My life was forever altered the day I lost Raelyn. I was changed, and I’m still being changed. I once thought my life was over but I have experienced new mercies to find joy again. He has promised He will do a new thing when we’re in the desert places of life, the extremely difficult and trying times of life.

See, I am doing a new thing! Now it springs up; do you not perceive it?  I am making a way in the wilderness and streams in the wasteland. (Isaiah 43:19).

The trees that grow the strongest have a continuous source of nourishment from the water, usually being planted by a water source or river. We need to be planted by the Living Water, the living God. There’s no guarantee that our lives will be untouched on this earth. We’ll experience pain and loss as long as there is an enemy.
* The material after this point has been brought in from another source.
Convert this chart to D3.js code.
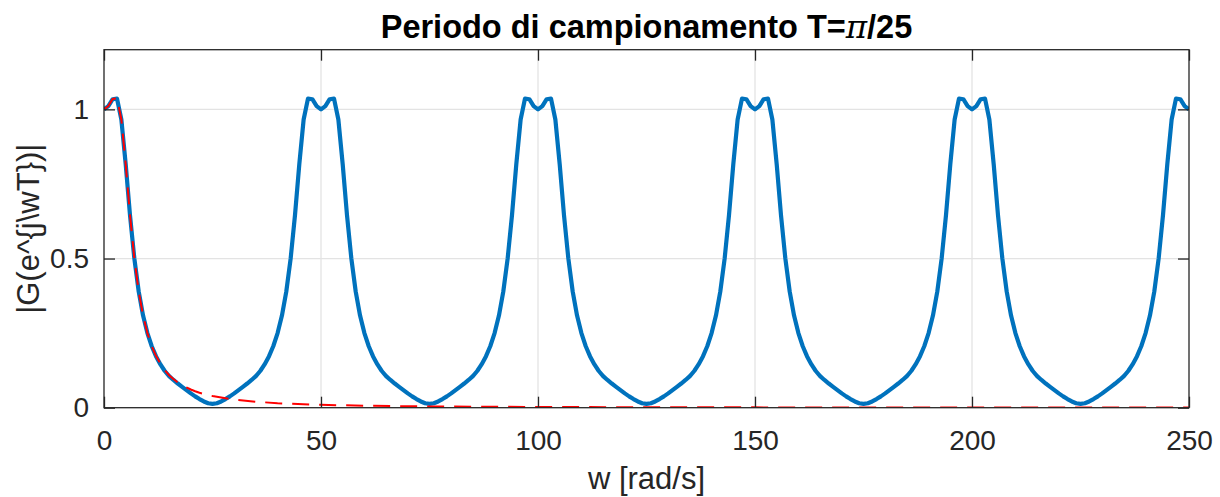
<!DOCTYPE html>
<html>
<head>
<meta charset="utf-8">
<script src="https://cdn.jsdelivr.net/npm/d3@7"></script>
<style>
  body { margin: 0; background: #fff; }
  svg { display: block; font-family: "Liberation Sans", Arial, Helvetica, sans-serif; }
</style>
</head>
<body>
<div id="vis"></div>
<script>
// ---------- DATA ----------
// discrete-time magnitude |G(e^{jwT})|, w = 0,1,2,...,250 rad/s
const blueMag = [
  1.000,1.011,1.034,1.036,0.966,0.816,0.644,0.499,0.389,0.309,0.250,0.206,0.172,0.145,0.123,0.106,0.093,0.081,0.070,0.059,0.048,0.038,0.029,0.021,0.015,0.013,0.015,0.021,0.029,0.038,0.048,0.059,0.070,0.081,0.093,0.106,0.123,0.145,0.172,0.206,0.250,0.309,0.389,0.499,0.644,0.816,0.966,1.036,1.034,1.011,
  1.000,1.011,1.034,1.036,0.966,0.816,0.644,0.499,0.389,0.309,0.250,0.206,0.172,0.145,0.123,0.106,0.093,0.081,0.070,0.059,0.048,0.038,0.029,0.021,0.015,0.013,0.015,0.021,0.029,0.038,0.048,0.059,0.070,0.081,0.093,0.106,0.123,0.145,0.172,0.206,0.250,0.309,0.389,0.499,0.644,0.816,0.966,1.036,1.034,1.011,
  1.000,1.011,1.034,1.036,0.966,0.816,0.644,0.499,0.389,0.309,0.250,0.206,0.172,0.145,0.123,0.106,0.093,0.081,0.070,0.059,0.048,0.038,0.029,0.021,0.015,0.013,0.015,0.021,0.029,0.038,0.048,0.059,0.070,0.081,0.093,0.106,0.123,0.145,0.172,0.206,0.250,0.309,0.389,0.499,0.644,0.816,0.966,1.036,1.034,1.011,
  1.000,1.011,1.034,1.036,0.966,0.816,0.644,0.499,0.389,0.309,0.250,0.206,0.172,0.145,0.123,0.106,0.093,0.081,0.070,0.059,0.048,0.038,0.029,0.021,0.015,0.013,0.015,0.021,0.029,0.038,0.048,0.059,0.070,0.081,0.093,0.106,0.123,0.145,0.172,0.206,0.250,0.309,0.389,0.499,0.644,0.816,0.966,1.036,1.034,1.011,
  1.000,1.011,1.034,1.036,0.966,0.816,0.644,0.499,0.389,0.309,0.250,0.206,0.172,0.145,0.123,0.106,0.093,0.081,0.070,0.059,0.048,0.038,0.029,0.021,0.015,0.013,0.015,0.021,0.029,0.038,0.048,0.059,0.070,0.081,0.093,0.106,0.123,0.145,0.172,0.206,0.250,0.309,0.389,0.499,0.644,0.816,0.966,1.036,1.034,1.011,
  1.000
];
const blueW = blueMag.map((d, i) => i);

// continuous-time magnitude |G(jw)| (dashed red)
const redW = [0,1,2,3,4,5,6,7,8,9,10,11,12,13,14,15,16,17,18,19,20,21,22,23,24,25,
  30,35,40,50,60,70,80,100,125,150,200,250];
const redMag = [1.000,1.011,1.035,1.037,0.966,0.816,0.644,0.499,0.389,0.309,0.250,0.206,0.173,0.147,0.126,0.109,0.096,0.085,0.076,0.068,0.061,0.055,0.050,0.046,0.042,0.039,
  0.027,0.020,0.015,0.0096,0.0067,0.0049,0.0038,0.0024,0.0015,0.0011,0.0006,0.0004];

const xTicks = [0, 50, 100, 150, 200, 250];
const yTicks = [0, 0.5, 1];
const yTickLabels = ["0", "0.5", "1"];

// ---------- FRAME ----------
const FRAME_WIDTH = 1220;
const FRAME_HEIGHT = 497;
const PLOT = { left: 104, right: 1189, top: 49.7, bottom: 407.7 };
const TICK = 11;
const AXIS_COLOR = "#262626";

const svg = d3.select("#vis")
  .append("svg")
  .attr("width", FRAME_WIDTH)
  .attr("height", FRAME_HEIGHT);

const x = d3.scaleLinear().domain([0, 250]).range([PLOT.left, PLOT.right]);
const y = d3.scaleLinear().domain([0, 1.2]).range([PLOT.bottom, PLOT.top]);

// grid
svg.append("g")
  .selectAll("line")
  .data(xTicks.slice(1, -1))
  .enter().append("line")
  .attr("x1", d => x(d)).attr("x2", d => x(d))
  .attr("y1", PLOT.top).attr("y2", PLOT.bottom)
  .attr("stroke", "#e3e3e3").attr("stroke-width", 1.3);

svg.append("g")
  .selectAll("line")
  .data(yTicks.slice(1))
  .enter().append("line")
  .attr("x1", PLOT.left).attr("x2", PLOT.right)
  .attr("y1", d => y(d)).attr("y2", d => y(d))
  .attr("stroke", "#e3e3e3").attr("stroke-width", 1.3);

// lines
svg.append("clipPath").attr("id", "clip")
  .append("rect")
  .attr("x", PLOT.left).attr("y", PLOT.top)
  .attr("width", PLOT.right - PLOT.left).attr("height", PLOT.bottom - PLOT.top);

const line = d3.line().x(d => x(d[0])).y(d => y(d[1]));

svg.append("path")
  .datum(blueW.map((w, i) => [w, blueMag[i]]))
  .attr("clip-path", "url(#clip)")
  .attr("fill", "none")
  .attr("stroke", "#0072BD")
  .attr("stroke-width", 4.2)
  .attr("stroke-linejoin", "round")
  .attr("d", line);

svg.append("path")
  .datum(redW.map((w, i) => [w, redMag[i]]))
  .attr("clip-path", "url(#clip)")
  .attr("fill", "none")
  .attr("stroke", "#FF0000")
  .attr("stroke-width", 2)
  .attr("stroke-dasharray", "17,10")
  .attr("d", line);

// axes (ticks pointing inwards, MATLAB style)
function styleAxis(g) {
  g.select(".domain").remove();
  g.selectAll(".tick line").attr("stroke", AXIS_COLOR).attr("stroke-width", 1.3);
  g.selectAll(".tick text").attr("fill", AXIS_COLOR).style("font-size", "28px");
}

svg.append("g")
  .attr("transform", `translate(0,${PLOT.bottom})`)
  .call(d3.axisBottom(x).tickValues(xTicks).tickSize(-TICK).tickPadding(22).tickFormat(d3.format("d")))
  .call(styleAxis);

svg.append("g")
  .attr("transform", `translate(0,${PLOT.top})`)
  .call(d3.axisTop(x).tickValues(xTicks).tickSize(-TICK).tickFormat(""))
  .call(styleAxis);

svg.append("g")
  .attr("transform", `translate(${PLOT.left},0)`)
  .call(d3.axisLeft(y).tickValues(yTicks).tickSize(-TICK).tickPadding(15).tickFormat((d, i) => yTickLabels[i]))
  .call(styleAxis);

svg.append("g")
  .attr("transform", `translate(${PLOT.right},0)`)
  .call(d3.axisRight(y).tickValues(yTicks).tickSize(-TICK).tickFormat(""))
  .call(styleAxis);

// box
svg.append("rect")
  .attr("x", PLOT.left).attr("y", PLOT.top)
  .attr("width", PLOT.right - PLOT.left).attr("height", PLOT.bottom - PLOT.top)
  .attr("fill", "none")
  .attr("stroke", AXIS_COLOR)
  .attr("stroke-width", 1.3);

// texts
const title = svg.append("text")
  .attr("x", (PLOT.left + PLOT.right) / 2)
  .attr("y", 38)
  .attr("text-anchor", "middle")
  .style("font-size", "32.5px")
  .style("font-weight", "bold")
  .attr("fill", "#000");
title.append("tspan").text("Periodo di campionamento T=");
title.append("tspan")
  .style("font-style", "italic")
  .style("font-weight", "normal")
  .style("font-family", "'DejaVu Serif', 'Liberation Serif', serif")
  .text("π");
title.append("tspan").text("/25");

svg.append("text")
  .attr("x", (PLOT.left + PLOT.right) / 2)
  .attr("y", 489)
  .attr("text-anchor", "middle")
  .style("font-size", "31px")
  .attr("fill", AXIS_COLOR)
  .text("w [rad/s]");

svg.append("text")
  .attr("transform", `translate(39,${(PLOT.top + PLOT.bottom) / 2}) rotate(-90)`)
  .attr("text-anchor", "middle")
  .style("font-size", "31px")
  .attr("fill", AXIS_COLOR)
  .text("|G(e^{j\\wT})|");
</script>
</body>
</html>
But the last word will always come from the Lord who is an ever-present help in times of need. How comforting to know we’ll never walk alone!

Gruszecki Family

Are you in a difficult season? Could it be that during this time the Lord is asking you to seek His face, to seek His wisdom on what is next? Or maybe He’s asking you to give it all to Him, as it’s too much for you to carry alone. In scripture, on many occasions, Jesus showed us that He wants to take our pain. Whether it was through the act of actually experiencing physical pain on the cross and the walk up to the cross, or the excruciating agony He must have felt knowing His death was coming up, and there was no way around it (because He chose to continue in the Father’s will). Can we trust Him, when things don’t look pretty? Can we trust Him with the unknown? Can we trust Him through loss? Having walked a journey I never would have wanted, I can testify that He is the God of restoration and redemption. I know what some of this looks like for me and my family and I’m so thankful He’s brought us to the other side. We have experienced joy again. There are still some promises I’m waiting to see come to pass. But I choose to trust Him, knowing He is an ever-present help in times of need. I thank all those who have prayed for us through the years; those prayers moved mountains in our lives! What a gift you have given (and continue to give) to our family!